Dissolution on grounds of irretrievable breakdown of the relationship can be granted by the courts, but it isn't called divorce.

The technical term is 'gay abandon'.

Independent said...

The secular State would appear to be informed by the Syllabus of Errors reinterpreted in terms of secularism. Its motto is "error has no rights", with error being religion.

We must work for a pluralist society in accordance with the Decree on Religious Liberty of Vatican II. Recent legal judgements are incompatible with pluralism.

Michael Petek said...

A pluralist society isn't likely to be durable if you attempt to religiously structure public life and civil law according to pluralism.

If they are not structured according to Christian religion,they will be structured according to another. At present, that religion is homosexualism, which insists that supreme honour and reverence is due to the sexual act between two of the same sex.

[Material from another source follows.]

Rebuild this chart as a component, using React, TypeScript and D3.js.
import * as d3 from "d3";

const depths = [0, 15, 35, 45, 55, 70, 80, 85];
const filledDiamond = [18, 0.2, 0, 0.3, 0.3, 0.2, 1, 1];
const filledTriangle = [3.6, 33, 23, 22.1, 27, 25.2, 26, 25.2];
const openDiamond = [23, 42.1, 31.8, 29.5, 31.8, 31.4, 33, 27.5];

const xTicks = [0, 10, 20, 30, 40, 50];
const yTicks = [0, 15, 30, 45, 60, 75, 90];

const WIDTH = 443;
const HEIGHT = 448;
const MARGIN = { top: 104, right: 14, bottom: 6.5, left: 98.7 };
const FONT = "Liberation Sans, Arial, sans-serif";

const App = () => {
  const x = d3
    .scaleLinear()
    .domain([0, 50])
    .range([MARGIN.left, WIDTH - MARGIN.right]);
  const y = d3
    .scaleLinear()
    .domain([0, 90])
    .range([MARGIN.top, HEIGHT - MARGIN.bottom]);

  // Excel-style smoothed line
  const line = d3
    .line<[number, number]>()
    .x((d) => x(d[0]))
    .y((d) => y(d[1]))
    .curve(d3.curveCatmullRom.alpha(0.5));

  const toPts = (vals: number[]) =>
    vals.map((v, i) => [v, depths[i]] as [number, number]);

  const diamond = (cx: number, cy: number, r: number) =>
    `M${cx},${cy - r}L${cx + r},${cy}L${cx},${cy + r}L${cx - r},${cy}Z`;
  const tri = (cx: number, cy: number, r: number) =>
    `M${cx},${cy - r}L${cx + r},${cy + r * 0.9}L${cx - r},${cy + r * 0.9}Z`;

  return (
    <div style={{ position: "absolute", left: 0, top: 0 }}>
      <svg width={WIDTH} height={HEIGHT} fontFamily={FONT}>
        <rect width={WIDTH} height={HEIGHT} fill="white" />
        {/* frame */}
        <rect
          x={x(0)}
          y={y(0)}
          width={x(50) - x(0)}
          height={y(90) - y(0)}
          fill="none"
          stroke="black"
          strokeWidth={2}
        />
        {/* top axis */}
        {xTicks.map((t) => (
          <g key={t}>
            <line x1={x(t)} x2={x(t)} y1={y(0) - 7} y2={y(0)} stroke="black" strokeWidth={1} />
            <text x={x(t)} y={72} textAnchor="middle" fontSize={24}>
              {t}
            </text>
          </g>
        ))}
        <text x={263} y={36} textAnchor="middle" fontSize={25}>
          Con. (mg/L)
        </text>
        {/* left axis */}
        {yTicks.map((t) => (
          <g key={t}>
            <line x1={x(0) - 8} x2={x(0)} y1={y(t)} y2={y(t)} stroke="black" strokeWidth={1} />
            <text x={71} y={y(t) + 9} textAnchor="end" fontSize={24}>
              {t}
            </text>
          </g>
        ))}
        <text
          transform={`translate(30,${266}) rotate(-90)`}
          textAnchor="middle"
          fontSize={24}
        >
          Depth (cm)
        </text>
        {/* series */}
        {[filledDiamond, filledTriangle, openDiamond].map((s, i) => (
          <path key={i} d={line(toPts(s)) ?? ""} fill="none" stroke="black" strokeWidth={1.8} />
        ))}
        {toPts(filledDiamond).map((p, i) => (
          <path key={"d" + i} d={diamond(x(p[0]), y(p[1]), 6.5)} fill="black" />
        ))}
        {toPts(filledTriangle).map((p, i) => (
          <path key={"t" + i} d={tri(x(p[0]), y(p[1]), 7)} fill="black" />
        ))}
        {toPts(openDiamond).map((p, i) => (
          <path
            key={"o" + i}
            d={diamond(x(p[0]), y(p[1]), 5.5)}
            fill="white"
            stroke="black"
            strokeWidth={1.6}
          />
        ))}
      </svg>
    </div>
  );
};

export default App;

If you profess that homosexual acts are sinful you are likely to be arrested, as was a street preacher in Workington this month under the Public Order Act 1986 sections 5(1) and 6.

He might as well have been arrested for heresy against the Christian faith as held in the (pro-gay) Metropolitan Community Church.

If society were to be structured according to the Catholic religion, it could be a pluralist society for Catholic reasons.

Independent said...

The Confessional State is dead and one can no more have a Catholic Pluralist State than one can have a Lutheran Pluralist State, an Anglican Pluralist State, or a Moslem Pluralist State, or indeed a Secularist Pluralist State. Pluralism means pluralism.

In practical terms it is impossible in a diverse society to impose one model, one system of belief , whatever one may desire. Newman bracketed together John Keble and Pius IX as believers in Confessional States and regretfully dismissed both as being overtaken by events.

We will all have to put up with others doing doing what we regard as wrong, but must be allowed to criticise them as they must be allowed to criticise us.